> **STORED DATA**:
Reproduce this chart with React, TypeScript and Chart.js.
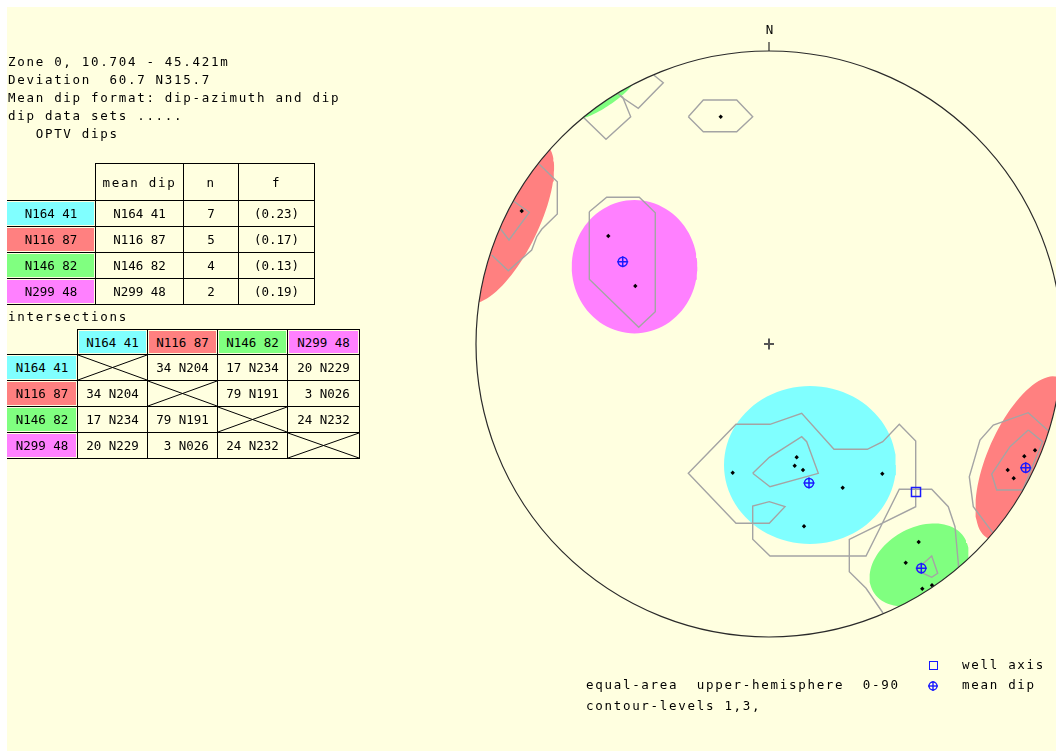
import React, { useEffect, useRef } from "react";
import { Chart, registerables } from "chart.js";

Chart.register(...registerables);

// ---------------- data ----------------
const setNames = ["N164 41", "N116 87", "N146 82", "N299 48"];
const meanDips = ["N164 41", "N116 87", "N146 82", "N299 48"];
const counts = [7, 5, 4, 2];
const fValues = ["(0.23)", "(0.17)", "(0.13)", "(0.19)"];
const intersections = [
  ["", "34 N204", "17 N234", "20 N229"],
  ["34 N204", "", "79 N191", " 3 N026"],
  ["17 N234", "79 N191", "", "24 N232"],
  ["20 N229", " 3 N026", "24 N232", ""],
];
const headerLines = [
  "Zone 0, 10.704 - 45.421m",
  "Deviation  60.7 N315.7",
  "Mean dip format: dip-azimuth and dip",
  "dip data sets .....",
  "   OPTV dips",
];
const footerLines = ["equal-area  upper-hemisphere  0-90", "contour-levels 1,3,"];
const legendLabels = ["well axis", "mean dip"];

// projected coordinates (equal-area net, primitive radius = 100)
const NET_RADIUS = 100;
const polesCyan = [
  [-12.39, -43.93], [9.45, -38.67], [8.77, -41.54], [11.6, -43.0],
  [25.15, -49.04], [38.67, -44.27], [11.95, -62.22],
];
const polesRed = [
  [-84.4, 45.39], [90.79, -36.28], [87.13, -38.33], [81.47, -43.0], [83.52, -45.84],
];
const polesGreen = [
  [51.09, -67.58], [46.66, -74.64], [52.32, -83.52], [55.63, -82.36],
];
const polesMagenta = [[-54.85, 36.86], [-45.63, 19.8]];
const polesOther = [[-16.48, 77.58]];
const meanDipPoints = [[13.65, -47.44], [87.61, -42.22], [51.98, -76.55], [-49.93, 28.09]];
const wellAxis = [[50.17, -50.51]];

// confidence cones: set index, centre, semi-axes, rotation (deg)
const coneSet = [3, 0, 2, 2, 1, 1];
const coneX = [-45.9, 13.99, 51.2, -56.4, 87.03, -89.76];
const coneY = [26.38, -41.3, -75.43, 84.6, -38.91, 41.3];
const coneA = [21.43, 29.35, 18.09, 13.2, 30.03, 30.03];
const coneB = [22.76, 26.96, 12.63, 3.6, 12.29, 10.92];
const coneRot = [0, 0, 30, 34, 66, 64];

// density contours (levels 1, 3)
const contours = [
  [[-27.54, 77.58], [-22.42, 83.28], [-11.02, 83.28], [-5.56, 77.58], [-11.02, 72.46], [-22.42, 72.46], [-27.54, 77.58]],
  [[-63.38, 77.37], [-55.63, 69.86], [-47.2, 77.58], [-49.93, 84.2], [-51.88, 85.67]],
  [[-50.85, 84.64], [-44.61, 80.44], [-36.08, 89.18], [-39.25, 91.71]],
  [[-78.5, 61.43], [-72.25, 55.39], [-72.25, 44.37], [-77.58, 39.15], [-79.28, 36.62], [-80.99, 32.08], [-88.98, 25.02], [-94.64, 30.38]],
  [[-87.27, 48.81], [-81.81, 44.95], [-88.74, 35.5], [-91.81, 39.49]],
  [[-61.33, 45.15], [-55.39, 50.07], [-44.27, 50.07], [-38.81, 44.81], [-38.81, 11.02], [-44.47, 5.7], [-61.33, 22.08], [-61.33, 45.15]],
  [[38.91, -91.81], [33.11, -83.38], [27.41, -77.71], [27.41, -66.66], [50.07, -55.53], [50.07, -33.11], [44.47, -27.41], [38.81, -33.35], [33.55, -35.94], [22.18, -35.94], [11.16, -23.65], [0.34, -27.41], [-11.26, -27.41], [-27.54, -44.13], [-11.26, -61.19], [0.1, -61.19], [5.46, -55.53], [0.1, -53.82], [-5.56, -55.29], [-5.56, -66.66], [0.34, -72.36], [33.11, -72.36], [44.47, -49.59], [55.53, -49.59], [61.19, -55.53], [63.48, -62.36], [64.61, -74.85], [64.68, -76.11]],
  [[-5.56, -44.13], [0.1, -38.67], [11.16, -31.64], [12.87, -33.35], [16.83, -44.13], [0.34, -48.7], [-5.56, -44.13]],
  [[76.35, -64.4], [69.73, -55.53], [68.36, -45.29], [72.01, -32.76], [76.55, -27.65], [88.5, -23.45], [95.32, -29.59], [99.32, -34.47]],
  [[88.5, -29.35], [93.41, -33.35], [86.59, -49.83], [77.71, -49.83], [76.01, -44.37], [82.25, -35.05], [88.5, -29.35]],
  [[50.17, -77.13], [55.53, -72.36], [57.58, -78.26], [55.53, -79.63], [50.17, -77.13]],
];

// ---------------- styles / layout ----------------
const SET_COLORS = ["#80ffff", "#ff8080", "#80ff80", "#ff80ff"];
const BG = "#ffffe0";
const BLUE = "#1a1aff";
const FONT = '"DejaVu Sans Mono", monospace';
const W = 1049;
const H = 744;
const OX = 7; // wrapper page offset
const OY = 7;
const CENTER_PX = [769 - OX, 344 - OY];
const RADIUS_PX = 293;

const toXY = (arr: number[][]) => arr.map(([x, y]) => ({ x, y }));

function conePolygon(i: number) {
  const pts: { x: number; y: number }[] = [];
  const th = (coneRot[i] * Math.PI) / 180;
  const n = 96;
  for (let k = 0; k <= n; k++) {
    const t = (k / n) * Math.PI * 2;
    const ca = coneA[i] * Math.cos(t);
    const sb = coneB[i] * Math.sin(t);
    pts.push({
      x: coneX[i] + ca * Math.cos(th) - sb * Math.sin(th),
      y: coneY[i] + ca * Math.sin(th) + sb * Math.cos(th),
    });
  }
  return pts;
}

const netPlugin = {
  id: "stereonet",
  beforeDatasetsDraw(chart: any) {
    const { ctx, scales } = chart;
    const cx = scales.x.getPixelForValue(0);
    const cy = scales.y.getPixelForValue(0);
    const r = scales.x.getPixelForValue(NET_RADIUS) - cx;
    ctx.save();
    ctx.beginPath();
    ctx.arc(cx, cy, r, 0, Math.PI * 2);
    ctx.clip();
  },
  afterDatasetsDraw(chart: any) {
    const { ctx, scales } = chart;
    ctx.restore();
    const cx = scales.x.getPixelForValue(0);
    const cy = scales.y.getPixelForValue(0);
    const r = scales.x.getPixelForValue(NET_RADIUS) - cx;
    ctx.save();
    ctx.strokeStyle = "#2a2a2a";
    ctx.lineWidth = 1.2;
    ctx.beginPath();
    ctx.arc(cx, cy, r, 0, Math.PI * 2);
    ctx.stroke();
    ctx.beginPath();
    ctx.moveTo(cx, cy - r);
    ctx.lineTo(cx, cy - r - 9);
    ctx.stroke();
    ctx.strokeStyle = "#555";
    ctx.lineWidth = 2;
    ctx.beginPath();
    ctx.moveTo(cx - 5, cy);
    ctx.lineTo(cx + 5, cy);
    ctx.moveTo(cx, cy - 5.5);
    ctx.lineTo(cx, cy + 5.5);
    ctx.stroke();
    ctx.fillStyle = "#000";
    ctx.font = "12.5px " + FONT;
    ctx.textAlign = "center";
    ctx.textBaseline = "middle";
    ctx.fillText("N", cx + 0.5, cy - r - 20);
    ctx.restore();
  },
};

type CellProps = {
  l: number; t: number; r: number; b: number;
  fill?: string; text?: string; cross?: boolean; noLeft?: boolean; ls?: number;
};

function Cell({ l, t, r, b, fill, text, cross, noLeft, ls = 0 }: CellProps) {
  return (
    <div
      style={{
        position: "absolute",
        left: l - OX,
        top: t - OY,
        width: r - l + 1,
        height: b - t + 1,
        boxSizing: "border-box",
        border: "1px solid #000",
        borderLeft: noLeft ? "none" : "1px solid #000",
      }}
    >
      {fill && (
        <div
          style={{
            position: "absolute",
            left: noLeft ? 0 : 1,
            top: 1,
            right: 1,
            bottom: 1,
            background: fill,
          }}
        />
      )}
      {cross && (
        <svg
          viewBox="0 0 100 100"
          preserveAspectRatio="none"
          style={{ position: "absolute", left: 0, top: 0, width: "100%", height: "100%" }}
        >
          <line x1="0" y1="0" x2="100" y2="100" stroke="#000" strokeWidth="1" vectorEffect="non-scaling-stroke" />
          <line x1="0" y1="100" x2="100" y2="0" stroke="#000" strokeWidth="1" vectorEffect="non-scaling-stroke" />
        </svg>
      )}
      {text !== undefined && (
        <div
          style={{
            position: "absolute",
            left: 0,
            top: 0,
            right: 0,
            bottom: 0,
            display: "flex",
            alignItems: "center",
            justifyContent: "center",
            whiteSpace: "pre",
            letterSpacing: ls,
          }}
        >
          {text}
        </div>
      )}
    </div>
  );
}

const T1_COLS = [7, 95, 183, 238, 314];
const T1_ROWS = [163, 200, 226, 252, 278, 304];
const T2_COLS = [7, 77, 147, 217, 287, 359];
const T2_ROWS = [329, 354, 380, 406, 432, 458];

export default function App() {
  const ref = useRef<HTMLCanvasElement>(null);

  useEffect(() => {
    document.documentElement.style.overflow = "hidden";
    document.body.style.margin = OY + "px 0 0 " + OX + "px";
    const unit = RADIUS_PX / NET_RADIUS;
    const xMin = -CENTER_PX[0] / unit;
    const xMax = xMin + W / unit;
    const yMax = CENTER_PX[1] / unit;
    const yMin = yMax - H / unit;

    const datasets: any[] = [];
    coneSet.forEach((s, i) => {
      datasets.push({
        type: "line",
        data: conePolygon(i),
        showLine: true,
        fill: "shape",
        backgroundColor: SET_COLORS[s],
        borderColor: "rgba(0,0,0,0)",
        borderWidth: 0,
        pointRadius: 0,
        tension: 0,
        order: 10,
      });
    });
    contours.forEach((c) => {
      datasets.push({
        type: "line",
        data: toXY(c),
        showLine: true,
        fill: false,
        borderColor: "#a4a4a4",
        borderWidth: 1.4,
        pointRadius: 0,
        tension: 0,
        order: 5,
      });
    });
    [polesCyan, polesRed, polesGreen, polesMagenta, polesOther].forEach((p) => {
      datasets.push({
        type: "scatter",
        data: toXY(p),
        pointStyle: "rectRot",
        pointRadius: 2.2,
        backgroundColor: "#000",
        borderColor: "#000",
        borderWidth: 0,
        order: 2,
      });
    });
    datasets.push({
      type: "scatter",
      data: toXY(meanDipPoints),
      pointStyle: "circle",
      pointRadius: 4.5,
      backgroundColor: "rgba(0,0,0,0)",
      borderColor: BLUE,
      borderWidth: 1.5,
      order: 1,
    });
    datasets.push({
      type: "scatter",
      data: toXY(meanDipPoints),
      pointStyle: "cross",
      pointRadius: 5.5,
      borderColor: BLUE,
      borderWidth: 1.5,
      order: 0,
    });
    datasets.push({
      type: "scatter",
      data: toXY(wellAxis),
      pointStyle: "rect",
      pointRadius: 6.4,
      backgroundColor: "rgba(0,0,0,0)",
      borderColor: BLUE,
      borderWidth: 1.5,
      order: 0,
    });

    const chart = new Chart(ref.current!, {
      type: "scatter",
      data: { datasets },
      options: {
        animation: false,
        responsive: false,
        events: [],
        layout: { padding: 0, autoPadding: false },
        plugins: { legend: { display: false }, tooltip: { enabled: false } },
        scales: {
          x: { type: "linear", min: xMin, max: xMax, display: false },
          y: { type: "linear", min: yMin, max: yMax, display: false },
        },
      },
      plugins: [netPlugin],
    } as any);
    return () => chart.destroy();
  }, []);

  const cells: React.ReactNode[] = [];
  // table 1 header
  ["mean dip", "n", "f"].forEach((h, c) => {
    cells.push(
      <Cell key={"h1" + c} l={T1_COLS[c + 1]} t={T1_ROWS[0]} r={T1_COLS[c + 2]} b={T1_ROWS[1]} text={h} ls={1.7} />
    );
  });
  setNames.forEach((name, i) => {
    const t = T1_ROWS[i + 1];
    const b = T1_ROWS[i + 2];
    cells.push(<Cell key={"l1" + i} l={T1_COLS[0]} t={t} r={T1_COLS[1]} b={b} fill={SET_COLORS[i]} text={name} noLeft />);
    cells.push(<Cell key={"m1" + i} l={T1_COLS[1]} t={t} r={T1_COLS[2]} b={b} text={meanDips[i]} />);
    cells.push(<Cell key={"n1" + i} l={T1_COLS[2]} t={t} r={T1_COLS[3]} b={b} text={String(counts[i])} />);
    cells.push(<Cell key={"f1" + i} l={T1_COLS[3]} t={t} r={T1_COLS[4]} b={b} text={fValues[i]} />);
  });
  // table 2
  setNames.forEach((name, c) => {
    cells.push(
      <Cell key={"h2" + c} l={T2_COLS[c + 1]} t={T2_ROWS[0]} r={T2_COLS[c + 2]} b={T2_ROWS[1]} fill={SET_COLORS[c]} text={name} />
    );
  });
  setNames.forEach((name, rI) => {
    const t = T2_ROWS[rI + 1];
    const b = T2_ROWS[rI + 2];
    cells.push(<Cell key={"l2" + rI} l={T2_COLS[0]} t={t} r={T2_COLS[1]} b={b} fill={SET_COLORS[rI]} text={name} noLeft />);
    intersections[rI].forEach((v, c) => {
      cells.push(
        <Cell key={"d2" + rI + "_" + c} l={T2_COLS[c + 1]} t={t} r={T2_COLS[c + 2]} b={b} text={rI === c ? undefined : v} cross={rI === c} />
      );
    });
  });

  const textStyle: React.CSSProperties = {
    position: "absolute",
    whiteSpace: "pre",
    letterSpacing: 1.7,
    lineHeight: "18px",
  };

  return (
    <div
      style={{
        position: "relative",
        width: W,
        height: H,
        background: BG,
        overflow: "hidden",
        fontFamily: FONT,
        fontSize: 12.5,
        color: "#000",
      }}
    >
      <canvas ref={ref} width={W} height={H} style={{ position: "absolute", left: 0, top: 0, width: W, height: H }} />
      <div style={{ ...textStyle, left: 8 - OX, top: 53 - OY }}>
        {headerLines.map((l, i) => (
          <div key={i}>{l}</div>
        ))}
      </div>
      <div style={{ ...textStyle, left: 8 - OX, top: 308 - OY }}>intersections</div>
      {cells}
      <div style={{ ...textStyle, left: 586 - OX, top: 676 - OY }}>
        {footerLines.map((l, i) => (
          <div key={i} style={{ height: i === 0 ? 21 : 18 }}>{l}</div>
        ))}
      </div>
      <div
        style={{
          position: "absolute",
          left: 929 - OX,
          top: 661 - OY,
          width: 9,
          height: 9,
          boxSizing: "border-box",
          border: "1.5px solid " + BLUE,
        }}
      />
      <svg width="12" height="12" style={{ position: "absolute", left: 927 - OX, top: 680 - OY }}>
        <circle cx="6" cy="6" r="4" fill="none" stroke={BLUE} strokeWidth="1.4" />
        <line x1="1" y1="6" x2="11" y2="6" stroke={BLUE} strokeWidth="1.4" />
        <line x1="6" y1="1" x2="6" y2="11" stroke={BLUE} strokeWidth="1.4" />
      </svg>
      <div style={{ ...textStyle, left: 962 - OX, top: 656 - OY }}>{legendLabels[0]}</div>
      <div style={{ ...textStyle, left: 962 - OX, top: 676 - OY }}>{legendLabels[1]}</div>
    </div>
  );
}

> **SET EXERCISE**: Using the listing above, gather each line that holds the string "React" and copy it.

> **SOLVED EXERCISE**:
Reproduce this chart with React, TypeScript and Chart.js.
import React, { useEffect, useRef } from "react";
  const cells: React.ReactNode[] = [];
  const textStyle: React.CSSProperties = {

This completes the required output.